What is expected: Drop the pictures, then extract the listing word for word.
==========
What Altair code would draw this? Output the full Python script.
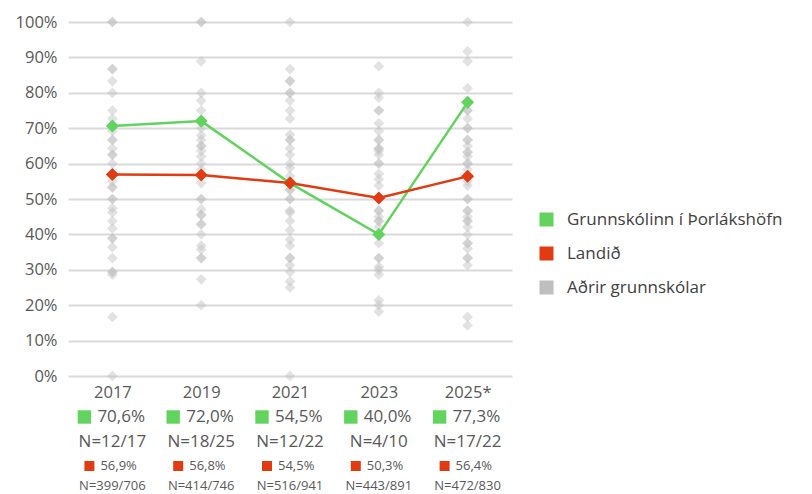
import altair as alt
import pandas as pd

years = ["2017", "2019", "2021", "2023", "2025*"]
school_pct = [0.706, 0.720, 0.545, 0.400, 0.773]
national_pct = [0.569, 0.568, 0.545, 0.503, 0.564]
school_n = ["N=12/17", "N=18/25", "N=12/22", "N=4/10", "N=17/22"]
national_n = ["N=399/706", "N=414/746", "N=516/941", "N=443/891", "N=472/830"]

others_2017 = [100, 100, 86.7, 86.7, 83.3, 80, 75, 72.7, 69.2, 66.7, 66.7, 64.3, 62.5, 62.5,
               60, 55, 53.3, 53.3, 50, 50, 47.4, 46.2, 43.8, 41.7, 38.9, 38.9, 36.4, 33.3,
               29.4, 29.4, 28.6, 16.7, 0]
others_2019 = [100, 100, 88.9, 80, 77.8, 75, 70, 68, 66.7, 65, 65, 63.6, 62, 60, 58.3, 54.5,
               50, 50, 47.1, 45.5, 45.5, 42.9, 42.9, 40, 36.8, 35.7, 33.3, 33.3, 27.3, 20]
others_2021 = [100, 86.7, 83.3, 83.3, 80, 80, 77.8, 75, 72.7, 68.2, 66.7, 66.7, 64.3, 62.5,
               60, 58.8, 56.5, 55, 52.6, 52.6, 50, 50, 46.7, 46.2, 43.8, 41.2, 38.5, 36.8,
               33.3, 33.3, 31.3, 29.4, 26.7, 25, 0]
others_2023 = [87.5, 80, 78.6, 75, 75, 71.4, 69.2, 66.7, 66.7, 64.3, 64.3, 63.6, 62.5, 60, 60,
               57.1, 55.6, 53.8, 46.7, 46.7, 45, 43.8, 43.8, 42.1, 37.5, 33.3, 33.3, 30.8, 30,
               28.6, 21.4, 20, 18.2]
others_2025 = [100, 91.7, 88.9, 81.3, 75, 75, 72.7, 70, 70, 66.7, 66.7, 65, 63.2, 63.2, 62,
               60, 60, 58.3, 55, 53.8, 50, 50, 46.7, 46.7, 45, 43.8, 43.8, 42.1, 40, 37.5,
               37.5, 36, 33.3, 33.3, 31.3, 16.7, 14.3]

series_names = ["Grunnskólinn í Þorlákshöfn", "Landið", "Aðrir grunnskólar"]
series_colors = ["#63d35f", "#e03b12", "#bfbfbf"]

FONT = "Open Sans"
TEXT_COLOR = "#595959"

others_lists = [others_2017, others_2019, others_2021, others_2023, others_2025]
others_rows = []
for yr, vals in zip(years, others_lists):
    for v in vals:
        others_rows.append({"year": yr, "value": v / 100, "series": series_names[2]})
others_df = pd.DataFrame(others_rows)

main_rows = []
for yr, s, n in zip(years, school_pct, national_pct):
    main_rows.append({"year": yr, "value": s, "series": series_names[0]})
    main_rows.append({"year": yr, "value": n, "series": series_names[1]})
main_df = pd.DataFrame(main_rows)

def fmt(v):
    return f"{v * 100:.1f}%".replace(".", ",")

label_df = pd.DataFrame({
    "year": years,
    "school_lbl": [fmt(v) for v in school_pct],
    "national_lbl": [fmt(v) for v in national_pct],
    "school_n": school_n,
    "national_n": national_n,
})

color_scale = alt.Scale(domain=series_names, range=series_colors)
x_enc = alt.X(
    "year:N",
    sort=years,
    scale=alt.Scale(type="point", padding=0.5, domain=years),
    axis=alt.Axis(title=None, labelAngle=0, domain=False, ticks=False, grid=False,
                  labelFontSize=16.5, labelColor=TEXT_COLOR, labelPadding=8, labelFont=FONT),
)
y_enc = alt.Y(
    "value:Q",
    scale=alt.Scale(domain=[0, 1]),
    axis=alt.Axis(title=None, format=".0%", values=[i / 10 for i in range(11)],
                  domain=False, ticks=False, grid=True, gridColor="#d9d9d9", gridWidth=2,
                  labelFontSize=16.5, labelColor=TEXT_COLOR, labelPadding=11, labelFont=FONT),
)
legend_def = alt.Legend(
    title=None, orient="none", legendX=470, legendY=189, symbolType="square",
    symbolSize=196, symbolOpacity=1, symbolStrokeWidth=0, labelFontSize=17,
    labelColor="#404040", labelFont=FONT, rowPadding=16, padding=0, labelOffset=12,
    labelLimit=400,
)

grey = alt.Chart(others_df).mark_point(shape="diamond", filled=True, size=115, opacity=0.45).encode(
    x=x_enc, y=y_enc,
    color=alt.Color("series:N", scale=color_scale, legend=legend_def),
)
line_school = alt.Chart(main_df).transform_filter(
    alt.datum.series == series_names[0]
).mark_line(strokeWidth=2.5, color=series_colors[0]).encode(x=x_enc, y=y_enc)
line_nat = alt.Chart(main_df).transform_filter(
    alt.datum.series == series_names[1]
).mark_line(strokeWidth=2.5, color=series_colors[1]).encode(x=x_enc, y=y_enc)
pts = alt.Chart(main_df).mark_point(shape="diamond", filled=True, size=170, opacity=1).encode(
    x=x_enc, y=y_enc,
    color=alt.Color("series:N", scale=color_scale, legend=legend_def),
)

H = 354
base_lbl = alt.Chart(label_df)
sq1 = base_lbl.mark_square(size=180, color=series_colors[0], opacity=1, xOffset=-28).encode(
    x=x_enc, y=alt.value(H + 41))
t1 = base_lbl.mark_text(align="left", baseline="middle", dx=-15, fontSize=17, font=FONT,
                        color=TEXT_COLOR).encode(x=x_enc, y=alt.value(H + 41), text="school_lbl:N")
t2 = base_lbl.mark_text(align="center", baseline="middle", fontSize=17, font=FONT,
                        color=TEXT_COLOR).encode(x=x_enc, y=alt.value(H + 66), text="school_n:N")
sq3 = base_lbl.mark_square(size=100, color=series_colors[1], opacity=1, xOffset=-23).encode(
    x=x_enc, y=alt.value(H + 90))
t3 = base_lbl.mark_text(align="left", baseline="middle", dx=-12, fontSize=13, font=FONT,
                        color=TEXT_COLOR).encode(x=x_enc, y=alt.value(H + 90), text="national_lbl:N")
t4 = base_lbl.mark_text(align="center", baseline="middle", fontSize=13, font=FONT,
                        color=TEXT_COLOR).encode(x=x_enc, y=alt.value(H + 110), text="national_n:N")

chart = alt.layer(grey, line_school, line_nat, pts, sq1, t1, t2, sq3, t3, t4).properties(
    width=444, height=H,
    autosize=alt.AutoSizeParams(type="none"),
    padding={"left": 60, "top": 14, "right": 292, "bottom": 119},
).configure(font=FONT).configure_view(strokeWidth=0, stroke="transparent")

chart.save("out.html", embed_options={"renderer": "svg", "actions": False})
==========
Correct response:
What Altair code would draw this? Output the full Python script.
import altair as alt
import pandas as pd

years = ["2017", "2019", "2021", "2023", "2025*"]
school_pct = [0.706, 0.720, 0.545, 0.400, 0.773]
national_pct = [0.569, 0.568, 0.545, 0.503, 0.564]
school_n = ["N=12/17", "N=18/25", "N=12/22", "N=4/10", "N=17/22"]
national_n = ["N=399/706", "N=414/746", "N=516/941", "N=443/891", "N=472/830"]

others_2017 = [100, 100, 86.7, 86.7, 83.3, 80, 75, 72.7, 69.2, 66.7, 66.7, 64.3, 62.5, 62.5,
               60, 55, 53.3, 53.3, 50, 50, 47.4, 46.2, 43.8, 41.7, 38.9, 38.9, 36.4, 33.3,
               29.4, 29.4, 28.6, 16.7, 0]
others_2019 = [100, 100, 88.9, 80, 77.8, 75, 70, 68, 66.7, 65, 65, 63.6, 62, 60, 58.3, 54.5,
               50, 50, 47.1, 45.5, 45.5, 42.9, 42.9, 40, 36.8, 35.7, 33.3, 33.3, 27.3, 20]
others_2021 = [100, 86.7, 83.3, 83.3, 80, 80, 77.8, 75, 72.7, 68.2, 66.7, 66.7, 64.3, 62.5,
               60, 58.8, 56.5, 55, 52.6, 52.6, 50, 50, 46.7, 46.2, 43.8, 41.2, 38.5, 36.8,
               33.3, 33.3, 31.3, 29.4, 26.7, 25, 0]
others_2023 = [87.5, 80, 78.6, 75, 75, 71.4, 69.2, 66.7, 66.7, 64.3, 64.3, 63.6, 62.5, 60, 60,
               57.1, 55.6, 53.8, 46.7, 46.7, 45, 43.8, 43.8, 42.1, 37.5, 33.3, 33.3, 30.8, 30,
               28.6, 21.4, 20, 18.2]
others_2025 = [100, 91.7, 88.9, 81.3, 75, 75, 72.7, 70, 70, 66.7, 66.7, 65, 63.2, 63.2, 62,
               60, 60, 58.3, 55, 53.8, 50, 50, 46.7, 46.7, 45, 43.8, 43.8, 42.1, 40, 37.5,
               37.5, 36, 33.3, 33.3, 31.3, 16.7, 14.3]

series_names = ["Grunnskólinn í Þorlákshöfn", "Landið", "Aðrir grunnskólar"]
series_colors = ["#63d35f", "#e03b12", "#bfbfbf"]

FONT = "Open Sans"
TEXT_COLOR = "#595959"

others_lists = [others_2017, others_2019, others_2021, others_2023, others_2025]
others_rows = []
for yr, vals in zip(years, others_lists):
    for v in vals:
        others_rows.append({"year": yr, "value": v / 100, "series": series_names[2]})
others_df = pd.DataFrame(others_rows)

main_rows = []
for yr, s, n in zip(years, school_pct, national_pct):
    main_rows.append({"year": yr, "value": s, "series": series_names[0]})
    main_rows.append({"year": yr, "value": n, "series": series_names[1]})
main_df = pd.DataFrame(main_rows)

def fmt(v):
    return f"{v * 100:.1f}%".replace(".", ",")

label_df = pd.DataFrame({
    "year": years,
    "school_lbl": [fmt(v) for v in school_pct],
    "national_lbl": [fmt(v) for v in national_pct],
    "school_n": school_n,
    "national_n": national_n,
})

color_scale = alt.Scale(domain=series_names, range=series_colors)
x_enc = alt.X(
    "year:N",
    sort=years,
    scale=alt.Scale(type="point", padding=0.5, domain=years),
    axis=alt.Axis(title=None, labelAngle=0, domain=False, ticks=False, grid=False,
                  labelFontSize=16.5, labelColor=TEXT_COLOR, labelPadding=8, labelFont=FONT),
)
y_enc = alt.Y(
    "value:Q",
    scale=alt.Scale(domain=[0, 1]),
    axis=alt.Axis(title=None, format=".0%", values=[i / 10 for i in range(11)],
                  domain=False, ticks=False, grid=True, gridColor="#d9d9d9", gridWidth=2,
                  labelFontSize=16.5, labelColor=TEXT_COLOR, labelPadding=11, labelFont=FONT),
)
legend_def = alt.Legend(
    title=None, orient="none", legendX=470, legendY=189, symbolType="square",
    symbolSize=196, symbolOpacity=1, symbolStrokeWidth=0, labelFontSize=17,
    labelColor="#404040", labelFont=FONT, rowPadding=16, padding=0, labelOffset=12,
    labelLimit=400,
)

grey = alt.Chart(others_df).mark_point(shape="diamond", filled=True, size=115, opacity=0.45).encode(
    x=x_enc, y=y_enc,
    color=alt.Color("series:N", scale=color_scale, legend=legend_def),
)
line_school = alt.Chart(main_df).transform_filter(
    alt.datum.series == series_names[0]
).mark_line(strokeWidth=2.5, color=series_colors[0]).encode(x=x_enc, y=y_enc)
line_nat = alt.Chart(main_df).transform_filter(
    alt.datum.series == series_names[1]
).mark_line(strokeWidth=2.5, color=series_colors[1]).encode(x=x_enc, y=y_enc)
pts = alt.Chart(main_df).mark_point(shape="diamond", filled=True, size=170, opacity=1).encode(
    x=x_enc, y=y_enc,
    color=alt.Color("series:N", scale=color_scale, legend=legend_def),
)

H = 354
base_lbl = alt.Chart(label_df)
sq1 = base_lbl.mark_square(size=180, color=series_colors[0], opacity=1, xOffset=-28).encode(
    x=x_enc, y=alt.value(H + 41))
t1 = base_lbl.mark_text(align="left", baseline="middle", dx=-15, fontSize=17, font=FONT,
                        color=TEXT_COLOR).encode(x=x_enc, y=alt.value(H + 41), text="school_lbl:N")
t2 = base_lbl.mark_text(align="center", baseline="middle", fontSize=17, font=FONT,
                        color=TEXT_COLOR).encode(x=x_enc, y=alt.value(H + 66), text="school_n:N")
sq3 = base_lbl.mark_square(size=100, color=series_colors[1], opacity=1, xOffset=-23).encode(
    x=x_enc, y=alt.value(H + 90))
t3 = base_lbl.mark_text(align="left", baseline="middle", dx=-12, fontSize=13, font=FONT,
                        color=TEXT_COLOR).encode(x=x_enc, y=alt.value(H + 90), text="national_lbl:N")
t4 = base_lbl.mark_text(align="center", baseline="middle", fontSize=13, font=FONT,
                        color=TEXT_COLOR).encode(x=x_enc, y=alt.value(H + 110), text="national_n:N")

chart = alt.layer(grey, line_school, line_nat, pts, sq1, t1, t2, sq3, t3, t4).properties(
    width=444, height=H,
    autosize=alt.AutoSizeParams(type="none"),
    padding={"left": 60, "top": 14, "right": 292, "bottom": 119},
).configure(font=FONT).configure_view(strokeWidth=0, stroke="transparent")

chart.save("out.html", embed_options={"renderer": "svg", "actions": False})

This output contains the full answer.